--- Stored data ---
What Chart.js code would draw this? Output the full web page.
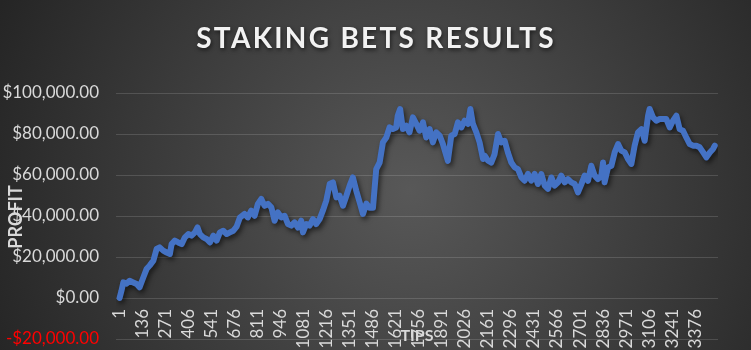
<!DOCTYPE html>
<html>
<head>
<meta charset="utf-8">
<title>Staking Bets Results</title>
<script src="https://cdn.jsdelivr.net/npm/chart.js@4.4.0/dist/chart.umd.min.js"></script>
<style>
    html, body { margin: 0; padding: 0; background: #2a2a2a; }
    #wrap { width: 751px; height: 350px; }
</style>
</head>
<body>
<div id="wrap"><canvas id="myChart" width="751" height="350"></canvas></div>
<script>
'use strict';

// tip number of each point
let tips = [1, 12, 23, 42, 60, 81, 101, 118, 140, 159, 177, 199, 218, 236, 257, 277, 296, 306, 325, 345,
    365, 384, 404, 423, 443, 458, 472, 492, 511, 531, 551, 570, 589, 609, 629, 648, 668, 687, 706, 734,
    753, 773, 793, 812, 832, 851, 871, 891, 910, 929, 949, 969, 988, 1008, 1027, 1047, 1066, 1076, 1096, 1115,
    1135, 1154, 1174, 1193, 1213, 1233, 1252, 1272, 1291, 1311, 1331, 1350, 1369, 1389, 1409, 1428, 1448, 1467, 1487, 1496,
    1506, 1526, 1545, 1565, 1584, 1603, 1623, 1632, 1646, 1662, 1682, 1701, 1721, 1741, 1760, 1780, 1799, 1819, 1838, 1858,
    1878, 1897, 1917, 1926, 1946, 1966, 1985, 2005, 2024, 2044, 2058, 2073, 2093, 2112, 2132, 2142, 2161, 2181, 2200, 2220,
    2239, 2259, 2278, 2298, 2318, 2337, 2357, 2376, 2396, 2415, 2435, 2454, 2474, 2494, 2513, 2533, 2552, 2572, 2591, 2611,
    2630, 2650, 2670, 2689, 2709, 2728, 2748, 2767, 2787, 2806, 2826, 2836, 2845, 2865, 2885, 2904, 2924, 2943, 2963, 2982,
    3002, 3021, 3041, 3061, 3080, 3100, 3109, 3129, 3148, 3168, 3187, 3207, 3227, 3246, 3266, 3285, 3305, 3324, 3344, 3363,
    3383, 3403, 3423, 3442, 3462, 3481, 3491];

// running profit at those tips
let profit = [0, 3500, 7600, 7000, 8400, 7600, 6800, 5200, 10000, 14100, 15800, 18200, 23900, 24700, 23100, 22200, 21500, 26300, 28000, 27100,
    26300, 29600, 31200, 30400, 32000, 34400, 31200, 29600, 28800, 27100, 30400, 28000, 32000, 32800, 31200, 32000, 32800, 34800, 39200, 41000,
    39300, 42600, 40100, 45900, 48300, 45000, 45900, 44200, 37700, 41800, 39300, 40100, 36100, 35300, 36900, 34400, 37700, 32000, 36100, 35300,
    38500, 36100, 38500, 42600, 47500, 55600, 56400, 49100, 49900, 45000, 49900, 54800, 58800, 52300, 46600, 41000, 46000, 44000, 44000, 53200,
    62900, 66100, 75900, 78300, 83200, 82400, 83200, 88900, 92200, 82400, 84000, 80800, 88100, 84900, 81600, 85700, 78300, 82400, 75900, 80800,
    79200, 75100, 69400, 66900, 79200, 80000, 85700, 83200, 86500, 84900, 92200, 84900, 80800, 75900, 67800, 69400, 67000, 66100, 70200, 80000,
    75900, 76700, 71000, 66100, 63700, 62900, 58800, 57200, 60500, 57200, 60500, 55600, 60500, 54800, 53200, 58800, 54800, 56400, 59700, 56400,
    58000, 56400, 55600, 51500, 55600, 59700, 57200, 64500, 59700, 58000, 59700, 66100, 56400, 63700, 64500, 71000, 75100, 71900, 71000, 67800,
    65400, 74300, 80800, 82400, 76700, 88900, 92200, 88100, 86500, 87300, 87300, 87300, 83200, 86500, 88900, 82400, 81600, 78300, 75100, 74300,
    74300, 73500, 71000, 68600, 71000, 72700, 74300];

let tipTicks = [1, 136, 271, 406, 541, 676, 811, 946, 1081, 1216, 1351, 1486, 1621, 1756, 1891, 2026,
    2161, 2296, 2431, 2566, 2701, 2836, 2971, 3106, 3241, 3376];
let profitTicks = [-20000, 0, 20000, 40000, 60000, 80000, 100000];

let chartTitle = 'STAKING BETS RESULTS';
let xTitle = 'TIPS';
let yTitle = 'PROFIT';

let points = [];
for (let i = 0; i < tips.length; i++) {
    points.push({ x: tips[i], y: profit[i] });
}

function money(v) {
    let s = '$' + Math.abs(v).toLocaleString('en-US', { minimumFractionDigits: 2, maximumFractionDigits: 2 });
    return v < 0 ? '-' + s : s;
}

let backgroundPlugin = {
    id: 'background',
    beforeDraw: function (chart) {
        let ctx = chart.ctx;
        let grad = ctx.createRadialGradient(410, 190, 0, 410, 190, 450);
        grad.addColorStop(0, '#585858');
        grad.addColorStop(1, '#252525');
        ctx.save();
        ctx.fillStyle = grad;
        ctx.fillRect(0, 0, chart.width, chart.height);
        ctx.restore();
    }
};

let shadowPlugin = {
    id: 'lineShadow',
    beforeDatasetsDraw: function (chart) {
        let ctx = chart.ctx;
        ctx.save();
        ctx.shadowColor = 'rgba(0, 0, 0, 0.55)';
        ctx.shadowBlur = 5;
        ctx.shadowOffsetX = 2;
        ctx.shadowOffsetY = 3;
    },
    afterDatasetsDraw: function (chart) {
        chart.ctx.restore();
    }
};

let textPlugin = {
    id: 'texts',
    afterDraw: function (chart) {
        let ctx = chart.ctx;
        ctx.save();
        // main title
        ctx.font = 'bold 28px Lato';
        ctx.letterSpacing = '2.3px';
        ctx.fillStyle = '#f2f2f2';
        ctx.textAlign = 'center';
        ctx.textBaseline = 'middle';
        ctx.shadowColor = 'rgba(0, 0, 0, 0.6)';
        ctx.shadowBlur = 4;
        ctx.shadowOffsetX = 1;
        ctx.shadowOffsetY = 2;
        ctx.fillText(chartTitle, 376, 39);
        ctx.restore();

        // axis titles, placed by hand like the original
        ctx.save();
        ctx.fillStyle = '#d9d9d9';
        ctx.textAlign = 'center';
        ctx.textBaseline = 'middle';
        ctx.font = 'bold 16px Lato';
        ctx.fillText(xTitle, 417, 336);
        ctx.font = 'bold 18px Lato';
        ctx.translate(16, 217);
        ctx.rotate(-Math.PI / 2);
        ctx.fillText(yTitle, 0, 0);
        ctx.restore();
    }
};

let ctx = document.getElementById('myChart').getContext('2d');

let myChart = new Chart(ctx, {
    type: 'line',
    data: {
        datasets: [{
            label: 'Profit',
            data: points,
            borderColor: '#4472c4',
            borderWidth: 6,
            borderJoinStyle: 'round',
            borderCapStyle: 'round',
            pointRadius: 0,
            tension: 0,
            fill: false
        }]
    },
    options: {
        responsive: false,
        animation: false,
        devicePixelRatio: 1,
        layout: {
            padding: { top: 93, right: 33, bottom: 11, left: 0 }
        },
        plugins: {
            legend: { display: false },
            title: { display: false },
            tooltip: { enabled: false }
        },
        scales: {
            x: {
                type: 'linear',
                position: { y: 0 },
                min: -20,
                max: 3510,
                afterBuildTicks: function (scale) {
                    scale.ticks = tipTicks.map(v => ({ value: v }));
                },
                afterFit: function (scale) {
                    scale.height = 0;
                },
                ticks: {
                    autoSkip: false,
                    minRotation: 90,
                    maxRotation: 90,
                    padding: 11,
                    color: '#d9d9d9',
                    font: { family: 'Lato', size: 17 },
                    callback: function (v) { return String(v); }
                },
                grid: { display: false, drawTicks: false },
                border: { display: false }
            },
            y: {
                min: -20000,
                max: 100000,
                afterBuildTicks: function (scale) {
                    scale.ticks = profitTicks.map(v => ({ value: v }));
                },
                afterFit: function (scale) {
                    scale.width = 116;
                    scale.paddingTop = 0;
                    scale.paddingBottom = 0;
                },
                ticks: {
                    padding: 17,
                    color: function (c) { return c.tick.value < 0 ? '#ff0000' : '#d9d9d9'; },
                    font: { family: 'Lato', size: 17 },
                    callback: function (v) { return money(v); }
                },
                grid: { color: 'rgba(255, 255, 255, 0.14)', lineWidth: 1, drawTicks: false },
                border: { display: false }
            }
        }
    },
    plugins: [backgroundPlugin, shadowPlugin, textPlugin]
});
</script>
</body>
</html>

--- What the task requires ---
Pictures stay out. Repeat only the lines from the beginning of the data through the line that has "3383, 3403, 3423, 3442, 3462, 3481, 3491];".

--- Exercise answer ---
What Chart.js code would draw this? Output the full web page.
<!DOCTYPE html>
<html>
<head>
<meta charset="utf-8">
<title>Staking Bets Results</title>
<script src="https://cdn.jsdelivr.net/npm/chart.js@4.4.0/dist/chart.umd.min.js"></script>
<style>
    html, body { margin: 0; padding: 0; background: #2a2a2a; }
    #wrap { width: 751px; height: 350px; }
</style>
</head>
<body>
<div id="wrap"><canvas id="myChart" width="751" height="350"></canvas></div>
<script>
'use strict';

// tip number of each point
let tips = [1, 12, 23, 42, 60, 81, 101, 118, 140, 159, 177, 199, 218, 236, 257, 277, 296, 306, 325, 345,
    365, 384, 404, 423, 443, 458, 472, 492, 511, 531, 551, 570, 589, 609, 629, 648, 668, 687, 706, 734,
    753, 773, 793, 812, 832, 851, 871, 891, 910, 929, 949, 969, 988, 1008, 1027, 1047, 1066, 1076, 1096, 1115,
    1135, 1154, 1174, 1193, 1213, 1233, 1252, 1272, 1291, 1311, 1331, 1350, 1369, 1389, 1409, 1428, 1448, 1467, 1487, 1496,
    1506, 1526, 1545, 1565, 1584, 1603, 1623, 1632, 1646, 1662, 1682, 1701, 1721, 1741, 1760, 1780, 1799, 1819, 1838, 1858,
    1878, 1897, 1917, 1926, 1946, 1966, 1985, 2005, 2024, 2044, 2058, 2073, 2093, 2112, 2132, 2142, 2161, 2181, 2200, 2220,
    2239, 2259, 2278, 2298, 2318, 2337, 2357, 2376, 2396, 2415, 2435, 2454, 2474, 2494, 2513, 2533, 2552, 2572, 2591, 2611,
    2630, 2650, 2670, 2689, 2709, 2728, 2748, 2767, 2787, 2806, 2826, 2836, 2845, 2865, 2885, 2904, 2924, 2943, 2963, 2982,
    3002, 3021, 3041, 3061, 3080, 3100, 3109, 3129, 3148, 3168, 3187, 3207, 3227, 3246, 3266, 3285, 3305, 3324, 3344, 3363,
    3383, 3403, 3423, 3442, 3462, 3481, 3491];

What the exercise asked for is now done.